[Source code of charts]
+ + + + +
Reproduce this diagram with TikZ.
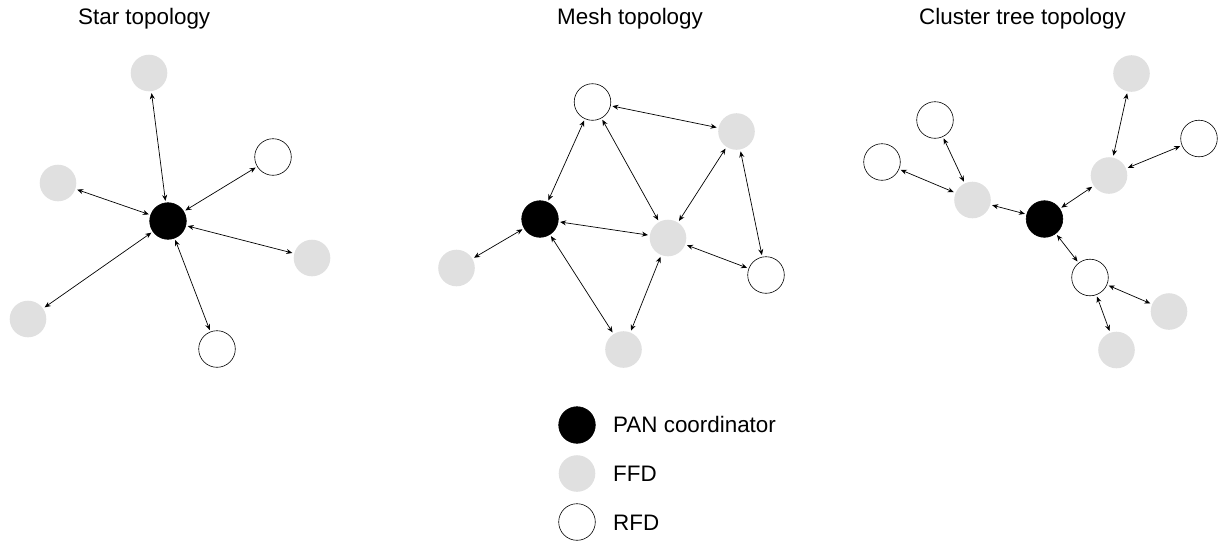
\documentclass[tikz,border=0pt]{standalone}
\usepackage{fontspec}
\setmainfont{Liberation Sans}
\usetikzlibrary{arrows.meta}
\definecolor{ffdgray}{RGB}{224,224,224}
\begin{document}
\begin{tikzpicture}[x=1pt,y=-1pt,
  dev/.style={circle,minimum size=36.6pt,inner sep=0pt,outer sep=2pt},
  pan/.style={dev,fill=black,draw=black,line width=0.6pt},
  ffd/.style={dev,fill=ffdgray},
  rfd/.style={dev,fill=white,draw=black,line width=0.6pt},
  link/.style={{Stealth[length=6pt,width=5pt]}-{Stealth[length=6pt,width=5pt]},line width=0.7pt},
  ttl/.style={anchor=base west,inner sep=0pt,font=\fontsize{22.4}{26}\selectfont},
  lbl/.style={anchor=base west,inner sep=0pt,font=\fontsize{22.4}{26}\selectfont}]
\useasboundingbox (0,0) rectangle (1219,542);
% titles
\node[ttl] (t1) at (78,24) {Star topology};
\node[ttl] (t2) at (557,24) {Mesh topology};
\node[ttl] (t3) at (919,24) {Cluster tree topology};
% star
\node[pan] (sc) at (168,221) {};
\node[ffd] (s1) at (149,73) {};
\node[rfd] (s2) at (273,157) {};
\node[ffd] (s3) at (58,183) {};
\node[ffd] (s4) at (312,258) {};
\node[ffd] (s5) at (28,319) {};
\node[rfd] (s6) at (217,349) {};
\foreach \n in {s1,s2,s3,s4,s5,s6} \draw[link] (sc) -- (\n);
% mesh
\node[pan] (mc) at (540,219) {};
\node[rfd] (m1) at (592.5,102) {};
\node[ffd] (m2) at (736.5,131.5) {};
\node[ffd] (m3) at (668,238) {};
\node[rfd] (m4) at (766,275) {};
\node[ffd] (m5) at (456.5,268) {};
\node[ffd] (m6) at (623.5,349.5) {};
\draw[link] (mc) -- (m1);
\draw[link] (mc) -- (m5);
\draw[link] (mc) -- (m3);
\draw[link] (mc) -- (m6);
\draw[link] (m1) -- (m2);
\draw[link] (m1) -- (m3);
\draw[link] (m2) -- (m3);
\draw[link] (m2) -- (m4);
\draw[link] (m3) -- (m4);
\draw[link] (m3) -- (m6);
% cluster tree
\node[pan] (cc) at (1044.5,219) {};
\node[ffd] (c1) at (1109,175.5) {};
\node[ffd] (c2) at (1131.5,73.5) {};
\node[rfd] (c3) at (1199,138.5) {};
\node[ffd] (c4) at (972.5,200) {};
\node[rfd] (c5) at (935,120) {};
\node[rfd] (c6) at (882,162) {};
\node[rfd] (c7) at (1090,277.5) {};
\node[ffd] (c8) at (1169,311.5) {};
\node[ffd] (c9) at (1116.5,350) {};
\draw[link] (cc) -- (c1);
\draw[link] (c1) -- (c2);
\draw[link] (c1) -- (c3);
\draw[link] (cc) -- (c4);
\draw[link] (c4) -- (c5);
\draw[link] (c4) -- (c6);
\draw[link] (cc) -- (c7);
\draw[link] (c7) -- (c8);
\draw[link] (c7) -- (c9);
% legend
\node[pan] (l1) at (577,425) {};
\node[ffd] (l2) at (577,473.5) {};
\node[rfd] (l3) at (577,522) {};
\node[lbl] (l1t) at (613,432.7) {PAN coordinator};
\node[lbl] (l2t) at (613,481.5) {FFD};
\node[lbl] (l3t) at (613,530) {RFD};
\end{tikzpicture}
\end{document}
+ + + + +
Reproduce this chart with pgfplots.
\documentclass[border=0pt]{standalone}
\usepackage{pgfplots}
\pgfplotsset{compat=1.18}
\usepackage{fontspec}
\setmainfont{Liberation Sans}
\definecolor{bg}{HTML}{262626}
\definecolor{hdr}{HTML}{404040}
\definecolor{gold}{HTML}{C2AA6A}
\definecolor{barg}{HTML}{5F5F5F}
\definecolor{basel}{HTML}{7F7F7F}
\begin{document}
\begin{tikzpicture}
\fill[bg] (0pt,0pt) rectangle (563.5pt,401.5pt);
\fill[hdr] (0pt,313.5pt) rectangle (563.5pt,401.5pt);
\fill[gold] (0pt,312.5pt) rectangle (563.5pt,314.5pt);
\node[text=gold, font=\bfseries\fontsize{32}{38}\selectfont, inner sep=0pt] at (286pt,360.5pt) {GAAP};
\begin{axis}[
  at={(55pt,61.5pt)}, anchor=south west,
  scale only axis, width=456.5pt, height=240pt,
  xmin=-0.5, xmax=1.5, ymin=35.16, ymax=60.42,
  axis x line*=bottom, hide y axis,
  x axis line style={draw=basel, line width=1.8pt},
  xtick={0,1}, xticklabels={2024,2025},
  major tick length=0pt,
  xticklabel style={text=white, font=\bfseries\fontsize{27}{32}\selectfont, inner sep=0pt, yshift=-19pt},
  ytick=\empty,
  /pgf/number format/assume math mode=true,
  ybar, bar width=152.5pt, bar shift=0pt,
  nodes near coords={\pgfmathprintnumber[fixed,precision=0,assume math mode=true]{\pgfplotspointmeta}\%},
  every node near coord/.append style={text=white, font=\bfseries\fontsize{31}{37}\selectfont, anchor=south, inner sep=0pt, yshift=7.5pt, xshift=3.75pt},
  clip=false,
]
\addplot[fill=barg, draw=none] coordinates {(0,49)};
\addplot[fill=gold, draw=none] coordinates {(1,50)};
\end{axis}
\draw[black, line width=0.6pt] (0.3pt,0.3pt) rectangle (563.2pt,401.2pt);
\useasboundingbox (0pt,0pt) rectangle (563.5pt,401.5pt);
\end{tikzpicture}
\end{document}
+ + + + +
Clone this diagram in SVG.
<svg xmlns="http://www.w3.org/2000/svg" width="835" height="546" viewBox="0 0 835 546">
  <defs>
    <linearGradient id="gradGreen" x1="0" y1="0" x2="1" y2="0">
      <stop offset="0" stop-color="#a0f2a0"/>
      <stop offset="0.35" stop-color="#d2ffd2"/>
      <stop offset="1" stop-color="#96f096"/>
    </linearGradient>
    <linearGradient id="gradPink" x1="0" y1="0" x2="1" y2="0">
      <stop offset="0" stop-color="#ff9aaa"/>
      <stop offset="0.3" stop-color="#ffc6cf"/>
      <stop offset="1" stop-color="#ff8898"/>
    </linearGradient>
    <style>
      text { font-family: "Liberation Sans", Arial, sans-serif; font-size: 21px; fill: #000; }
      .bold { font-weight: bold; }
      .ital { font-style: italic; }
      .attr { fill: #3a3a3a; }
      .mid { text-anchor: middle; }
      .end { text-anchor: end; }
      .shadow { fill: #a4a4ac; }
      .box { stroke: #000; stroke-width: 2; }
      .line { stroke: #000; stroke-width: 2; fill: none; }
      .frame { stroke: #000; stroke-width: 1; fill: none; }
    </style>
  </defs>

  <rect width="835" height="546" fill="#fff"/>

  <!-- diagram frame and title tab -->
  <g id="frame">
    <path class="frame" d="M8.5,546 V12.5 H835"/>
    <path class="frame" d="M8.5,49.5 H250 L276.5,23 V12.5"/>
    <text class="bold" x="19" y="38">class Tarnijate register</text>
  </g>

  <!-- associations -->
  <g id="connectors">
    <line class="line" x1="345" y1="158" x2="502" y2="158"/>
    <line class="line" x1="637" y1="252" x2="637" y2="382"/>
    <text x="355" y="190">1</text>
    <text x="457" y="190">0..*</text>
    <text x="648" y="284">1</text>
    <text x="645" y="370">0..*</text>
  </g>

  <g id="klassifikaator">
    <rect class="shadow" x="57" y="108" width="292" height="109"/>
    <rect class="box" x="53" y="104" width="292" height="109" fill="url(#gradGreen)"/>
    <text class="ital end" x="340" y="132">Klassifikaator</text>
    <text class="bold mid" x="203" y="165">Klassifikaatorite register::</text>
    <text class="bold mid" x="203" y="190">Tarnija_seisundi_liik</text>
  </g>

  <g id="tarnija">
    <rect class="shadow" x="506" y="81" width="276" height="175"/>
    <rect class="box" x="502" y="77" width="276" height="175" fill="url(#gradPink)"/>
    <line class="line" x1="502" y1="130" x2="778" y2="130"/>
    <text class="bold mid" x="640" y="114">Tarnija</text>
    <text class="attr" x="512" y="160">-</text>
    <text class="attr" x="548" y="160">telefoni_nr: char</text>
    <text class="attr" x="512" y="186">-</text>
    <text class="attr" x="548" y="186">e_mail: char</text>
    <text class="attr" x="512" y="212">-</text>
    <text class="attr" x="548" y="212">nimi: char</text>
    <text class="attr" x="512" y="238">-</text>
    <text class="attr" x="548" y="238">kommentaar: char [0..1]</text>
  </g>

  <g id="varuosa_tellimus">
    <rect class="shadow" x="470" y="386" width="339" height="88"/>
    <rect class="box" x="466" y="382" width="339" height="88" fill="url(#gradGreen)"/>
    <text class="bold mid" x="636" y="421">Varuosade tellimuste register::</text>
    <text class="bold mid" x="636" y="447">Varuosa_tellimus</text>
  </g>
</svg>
+ + + + +
#### What to do
Identify the lines in the entries above that contain "diagram", then copy them out.

#### Complete answer
Reproduce this diagram with TikZ.
Clone this diagram in SVG.
  <!-- diagram frame and title tab -->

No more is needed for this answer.